People who have the ability to think logically, but behave emotionally show no more promise than those who don’t have the ability to start with. Dispassion and an ability to function in the arena of the abstract stand at the core of advanced critical thinking. People who can maintain this kind of global perspective can engage in long-range strategic planning, simultaneously process information from a variety of sources, and multi-task. In addition to excelling at troubleshooting themselves, they can serve as strong sounding boards to others who struggle with complex or unfamiliar problems. Further, they possess a kind of internal crystal ball—a knack for seeing into the future to anticipate consequences and plan for contingencies.
Others often notice the results of advanced critical thinking without realizing that’s what they’re doing. Strong critical thinkers are often the most productive people in the organization because they zero in on the critical few while putting aside the trivial many. In other words, they prioritize and address important issues before using their time and resources on activities that don’t matter. They don’t work more hours than other people. On the contrary, often they work fewer, but they work smarter. They get to the core of complicated issues, and then use dispassionate scrutiny to solve problems and make decisions.
Sometimes, the absence of critical thinking skills becomes obvious in a leader’s ultimate downfall. Underdeveloped critical thinking skills may help to explain the demise of Carly Fiorina, the ousted CEO of Hewlett-Packard. Fiorina, whom Fortune named the most powerful woman in business in 1998, lost her job at Hewlett-Packard just six years later. The company’s controversial deal to buy Compaq in the spring of 2002—after a bruising proxy fight led by one of the Hewlett family heirs—did not produce the shareholder returns or profits she had promised.

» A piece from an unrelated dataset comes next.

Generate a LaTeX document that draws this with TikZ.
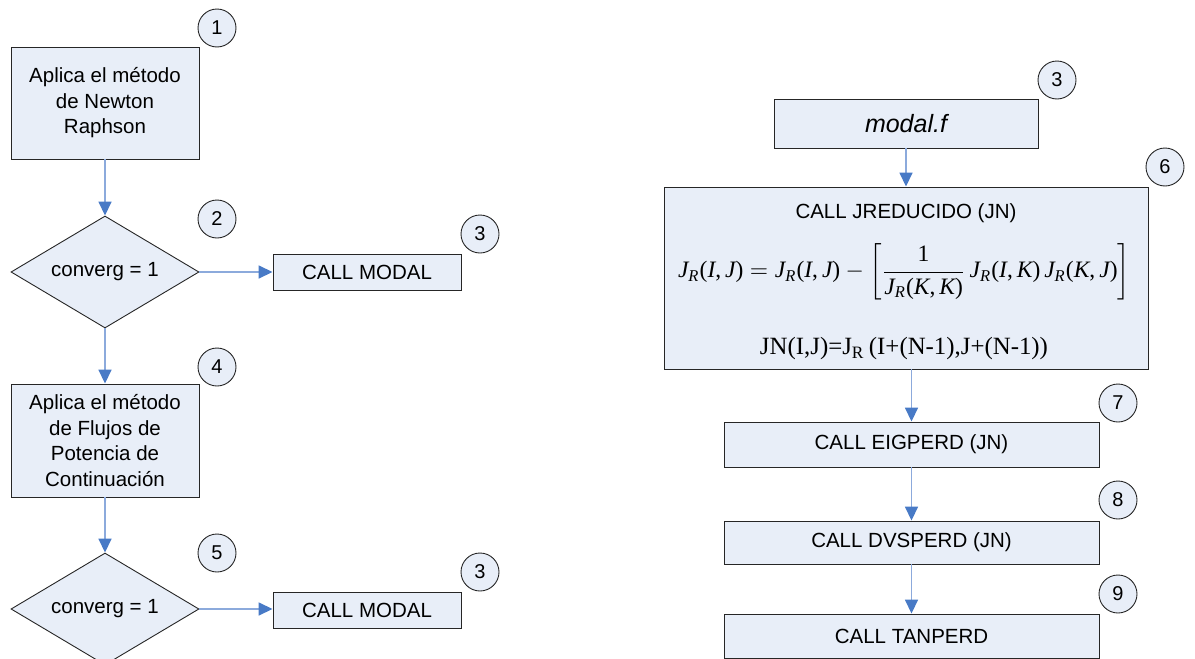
\documentclass[tikz,border=0pt]{standalone}
\usepackage{amsmath}
\usepackage{graphicx}
\usepackage{fontspec}
\setmainfont{Liberation Sans}
\newfontfamily\tms{Liberation Serif}
\usetikzlibrary{arrows.meta,shapes.geometric}

\definecolor{boxfill}{RGB}{232,238,248}
\definecolor{linkline}{RGB}{140,170,220}
\definecolor{linktip}{RGB}{72,122,198}

% Times-style letters for the formulas
\newcommand\ti[1]{\text{\tms\itshape #1}}
\newcommand\tu[1]{\text{\tms #1}}
\newcommand\JR[2]{\ti{J}_{\ti{R}}\tu{(}\ti{#1}\tu{,\,}\ti{#2}\tu{)}}

\tikzset{
  stepbox/.style={draw=black!85, line width=0.9pt, fill=boxfill, inner sep=0pt,
    font=\fontsize{20.5}{25.5}\selectfont, align=center},
  choice/.style={diamond, draw=black!85, line width=0.9pt, fill=boxfill, inner sep=0pt,
    minimum width=188pt, minimum height=112pt, aspect=1.68,
    font=\fontsize{20.5}{25.5}\selectfont},
  tag/.style={circle, draw=black!85, line width=0.9pt, fill=boxfill, inner sep=0pt,
    minimum size=38pt, font=\fontsize{20}{24}\selectfont},
  link/.style={draw=linkline, line width=1.6pt,
    -{Triangle[length=14pt, width=13pt, color=linktip, fill=linktip]}},
}

\begin{document}
\begin{tikzpicture}[x=1pt,y=-1pt]
\useasboundingbox (0,0) rectangle (1195,659);

% ---- left column: power-flow loop ----
\node[stepbox, minimum width=188pt, minimum height=112pt] (nr) at (105,103)
  {Aplica el método\\de Newton\\Raphson};
\node[choice] (c1) at (105,272) {converg = 1};
\node[stepbox, minimum width=188pt, minimum height=36pt] (m1) at (367,272) {CALL MODAL};
\node[stepbox, minimum width=188pt, minimum height=113pt] (fc) at (105,440.5)
  {Aplica el método\\de Flujos de\\Potencia de\\Continuación};
\node[choice] (c2) at (105,609) {converg = 1};
\node[stepbox, minimum width=188pt, minimum height=36pt] (m2) at (367,610) {CALL MODAL};

\node[tag] (t1) at (217,28) {1};
\node[tag] (t2) at (217,219) {2};
\node[tag] (t3a) at (480,234) {3};
\node[tag] (t4) at (217,367) {4};
\node[tag] (t5) at (217,553) {5};
\node[tag] (t3b) at (480,572) {3};

\draw[link] (nr) -- (c1);
\draw[link] (c1) -- (m1);
\draw[link] (c1) -- (fc);
\draw[link] (fc) -- (c2);
\draw[link] (c2.east) -- (c2.east -| m2.west);

% ---- right column: modal.f ----
\node[stepbox, minimum width=264pt, minimum height=49pt, font=\fontsize{25}{30}\selectfont\itshape]
  (mf) at (906,123.5) {modal.f};
\node[stepbox, minimum width=484pt, minimum height=182pt] (jr) at (906,278) {};
\node (jrt) at (906,213) {\fontsize{20.5}{25.5}\selectfont CALL JREDUCIDO (JN)};
\node[inner sep=0pt] (jrf) at (904,272) {\resizebox{452pt}{!}{$
  \JR{I}{J} = \JR{I}{J} - \left[\dfrac{\tu{1}}{\JR{K}{K}}\,\JR{I}{K}\,\JR{K}{J}\right]$}};
\node[inner sep=0pt] (jrn) at (904,349) {\resizebox{288pt}{!}{\tms
  JN(I,J)=J\textsubscript{R}\,(I+(N-1),J+(N-1))}};
\node[stepbox, minimum width=375pt, minimum height=45pt] (eg) at (911.5,444.5) {CALL EIGPERD (JN)};
\node[stepbox, minimum width=375pt, minimum height=43pt] (dv) at (911.5,542.5) {CALL DVSPERD (JN)};
\node[stepbox, minimum width=375pt, minimum height=44pt] (tp) at (911.5,636) {CALL TANPERD};

\node[tag] (t3c) at (1057,80) {3};
\node[tag] (t6) at (1165,167) {6};
\node[tag] (t7) at (1118,403) {7};
\node[tag] (t8) at (1118,500) {8};
\node[tag] (t9) at (1118,594) {9};

\draw[link] (mf) -- (jr);
\draw[link] (eg.north |- jr.south) -- (eg.north);
\draw[link] (eg) -- (dv);
\draw[link] (dv) -- (tp);
\end{tikzpicture}
\end{document}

Fiorina either failed to anticipate the implications of and obstacles to her decision to buy Compaq, or she simply didn’t pursue feedback that may have revealed errors in her judgment or resistance to her plan. Had she explored multiple perspectives, particularly those of the Hewlett family, she may have been able to identify probable consequences and to avert the temporary plummet in HP stock, widespread job losses, and her own downfall. Both HP and Fiorina paid for her weak leadership intelligence.
Nature or nurture? Experts continue to disagree about the origins of intelligence, but this much seems clear. By the time someone applies for a position at your company—whether for employment or promotion—he or she has demonstrated the level of critical thinking skills you can expect. They don’t tend to change. Those who have well-developed skills will have a track record of success in school or work. They will have evidence of success because, throughout their lives, they have sensed what will help or hinder the accomplishment of their goals. Their credit scores will be good, and you’ll find in the interview, they can think on their feet. When asked to explain both sides of a controversial or touchy subject, they will be able to offer convincing arguments on both sides, even the one with which they disagree.
After conducting thousands of pre-employment and succession planning screenings for hundreds of different clients, I can say unequivocally that critical thinking is the most important but the least understood criterion decision makers should consider. In the upper echelons of the organization, I have found it to be the single most significant success factor. Not everyone in your organization needs to possess stellar critical thinking skills, but the ones that will run it must.